As the world produces humongous amount of data — there is now about 10 trillion gigabytes of digital data on earth — scientists have shown that a technique for labeling and retrieving DNA data files from a large pool could help make DNA data storage feasible in the near future.
Every day, humans produce emails, photos, tweets and other digital files that add up to another 2.5 million gigabytes of data.
Much of this data is stored in enormous facilities known as exabyte data centers (an exabyte is 1 billion gigabytes), which can be the size of several football fields and cost around $1 billion to build and maintain.
Many scientists believe that an alternative solution lies in the molecule that contains our genetic information: DNA, which evolved to store massive quantities of information at very high density.
A coffee mug full of DNA could theoretically store all of the world’s data, says Mark Bathe, a professor of biological engineering at the Massachusetts Institute of Technology (MIT).
“We need new solutions for storing these massive amounts of data that the world is accumulating, especially the archival data,” Bathe said in a paper appeared in the journal Nature Materials.
DNA is a thousandfold denser than even flash memory, and another property that’s interesting is that once you make the DNA polymer, it doesn’t consume any energy.
“You can write the DNA and then store it forever.”
Scientists have already demonstrated that they can encode images and pages of text as DNA.
Bathe and his colleagues have now demonstrated one way to do that, by encapsulating each data file into a 6-micrometer particle of silica, which is labeled with short DNA sequences that reveal the contents.
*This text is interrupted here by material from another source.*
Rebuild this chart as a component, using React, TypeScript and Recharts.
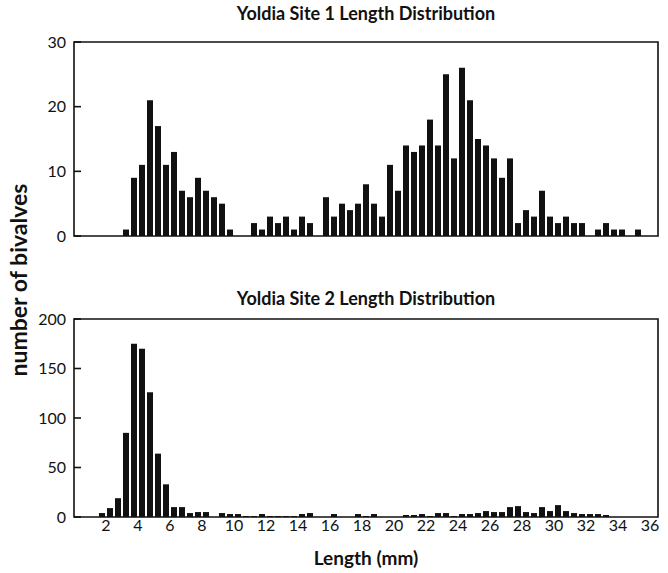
import { BarChart, Bar, XAxis, YAxis, ReferenceArea } from "recharts";

// midpoint of each 0.5 mm length class
const lengthMm = [
  1.75, 2.25, 2.75, 3.25, 3.75, 4.25, 4.75, 5.25, 5.75, 6.25, 6.75, 7.25,
  7.75, 8.25, 8.75, 9.25, 9.75, 10.25, 10.75, 11.25, 11.75, 12.25, 12.75, 13.25,
  13.75, 14.25, 14.75, 15.25, 15.75, 16.25, 16.75, 17.25, 17.75, 18.25, 18.75, 19.25,
  19.75, 20.25, 20.75, 21.25, 21.75, 22.25, 22.75, 23.25, 23.75, 24.25, 24.75, 25.25,
  25.75, 26.25, 26.75, 27.25, 27.75, 28.25, 28.75, 29.25, 29.75, 30.25, 30.75, 31.25,
  31.75, 32.25, 32.75, 33.25, 33.75, 34.25, 34.75, 35.25
];

const site1Counts = [
  0, 0, 0, 1, 9, 11, 21, 17, 11, 13, 7, 6,
  9, 7, 6, 5, 1, 0, 0, 2, 1, 3, 2, 3,
  1, 3, 2, 0, 6, 3, 5, 4, 5, 8, 5, 3,
  11, 7, 14, 13, 14, 18, 14, 25, 12, 26, 21, 15,
  14, 12, 9, 12, 2, 4, 3, 7, 3, 2, 3, 2,
  2, 0, 1, 2, 1, 1, 0, 1
];

const site2Counts = [
  4, 9, 19, 85, 175, 170, 126, 64, 33, 10, 10, 4,
  5, 5, 0, 4, 3, 3, 1, 1, 3, 1, 1, 1,
  1, 3, 4, 0, 0, 3, 0, 0, 3, 1, 3, 0,
  0, 0, 2, 2, 3, 1, 4, 4, 1, 3, 3, 4,
  6, 5, 5, 10, 11, 5, 4, 10, 6, 12, 6, 4,
  3, 3, 3, 2, 0, 0, 0, 0
];

const xTicks = [2, 4, 6, 8, 10, 12, 14, 16, 18, 20, 22, 24, 26, 28, 30, 32, 34, 36];
const site1YTicks = [0, 10, 20, 30];
const site2YTicks = [0, 50, 100, 150, 200];

const site1Data = lengthMm.map((mm, i) => ({ mm, count: site1Counts[i] }));
const site2Data = lengthMm.map((mm, i) => ({ mm, count: site2Counts[i] }));

const INK = "#111";
const FONT = "Lato, sans-serif";

// y tick with the tick mark pointing into the plot
const InTick = (props: any) => {
  const { x, y, payload } = props;
  return (
    <g>
      <line x1={x + 8} x2={x + 15} y1={y} y2={y} stroke={INK} strokeWidth={1.6} />
      <text x={x} y={y} dy={5.5} textAnchor="end" fill={INK} fontSize={16} fontFamily={FONT}>
        {payload.value}
      </text>
    </g>
  );
};

const titleStyle: React.CSSProperties = {
  position: "absolute",
  left: 74,
  width: 584,
  textAlign: "center",
  fontWeight: 700,
  fontSize: 18,
  color: INK,
  lineHeight: "22px"
};

export default function App() {
  return (
    <div
      style={{
        position: "absolute",
        left: 0,
        top: 0,
        width: 668,
        height: 573,
        background: "#fff",
        fontFamily: FONT
      }}
    >
      <div style={{ ...titleStyle, top: 2 }}>Yoldia Site 1 Length Distribution</div>

      <div style={{ position: "absolute", left: 0, top: 0 }}>
        <BarChart
          width={668}
          height={250}
          data={site1Data}
          margin={{ top: 42, right: 10, bottom: 14, left: 34 }}
        >
          <XAxis type="number" dataKey="mm" domain={[0, 36.5]} hide />
          <YAxis
            width={40}
            domain={[0, 30]}
            ticks={site1YTicks}
            axisLine={false}
            tickLine={false}
            tickSize={0}
            tickMargin={8}
            tick={<InTick />}
          />
          <ReferenceArea x1={0} x2={36.5} y1={0} y2={30} fill="none" stroke={INK} strokeWidth={1.6} />
          <Bar dataKey="count" fill={INK} barSize={6} isAnimationActive={false} />
        </BarChart>
      </div>

      <div style={{ ...titleStyle, top: 287 }}>Yoldia Site 2 Length Distribution</div>

      <div style={{ position: "absolute", left: 0, top: 280 }}>
        <BarChart
          width={668}
          height={293}
          data={site2Data}
          margin={{ top: 39, right: 10, bottom: 26, left: 34 }}
        >
          <XAxis
            type="number"
            dataKey="mm"
            domain={[0, 36.5]}
            ticks={xTicks}
            height={30}
            axisLine={false}
            tickLine={false}
            tickSize={0}
            tickMargin={3}
            tick={{ fill: INK, fontSize: 16, fontFamily: FONT }}
          />
          <YAxis
            width={40}
            domain={[0, 200]}
            ticks={site2YTicks}
            axisLine={false}
            tickLine={false}
            tickSize={0}
            tickMargin={8}
            tick={<InTick />}
          />
          <ReferenceArea x1={0} x2={36.5} y1={0} y2={200} fill="none" stroke={INK} strokeWidth={1.6} />
          <Bar dataKey="count" fill={INK} barSize={6} isAnimationActive={false} />
        </BarChart>
      </div>

      <div
        style={{
          position: "absolute",
          left: 18 - 120,
          top: 280 - 13,
          width: 240,
          height: 26,
          lineHeight: "26px",
          textAlign: "center",
          transform: "rotate(-90deg)",
          fontWeight: 700,
          fontSize: 23,
          color: INK
        }}
      >
        number of bivalves
      </div>

      <div
        style={{
          position: "absolute",
          left: 74,
          width: 584,
          top: 547,
          textAlign: "center",
          fontWeight: 700,
          fontSize: 19,
          lineHeight: "22px",
          color: INK
        }}
      >
        Length (mm)
      </div>
    </div>
  );
}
Using this approach, the researchers demonstrated that they could accurately pull out individual images stored as DNA sequences from a set of 20 images.
Given the number of possible labels that could be used, this approach could scale up to 1020 files.
DNA has several other features that make it desirable as a storage medium: It is extremely stable, and it is fairly easy (but expensive) to synthesize and sequence.
Also, because of its high density — each nucleotide, equivalent to up to two bits, is about 1 cubic nanometer — an exabyte of data stored as DNA could fit in the palm of your hand.
One obstacle to this kind of data storage is the cost of synthesizing such large amounts of DNA. Currently it would cost $1 trillion to write one petabyte of data (1 million gigabytes).
Bathe estimated that the cost of DNA synthesis would need to drop by about six orders of magnitude.
According to him, this will happen within a decade or two, similar to how the cost of storing information on flash drives has dropped dramatically over the past couple of decades.
“While it may be a while before DNA is viable as a data storage medium, there already exists a pressing need today for low-cost, massive storage solutions for preexisting DNA and RNA samples from Covid-19 testing, human genomic sequencing, and other areas of genomics,” Bathe noted.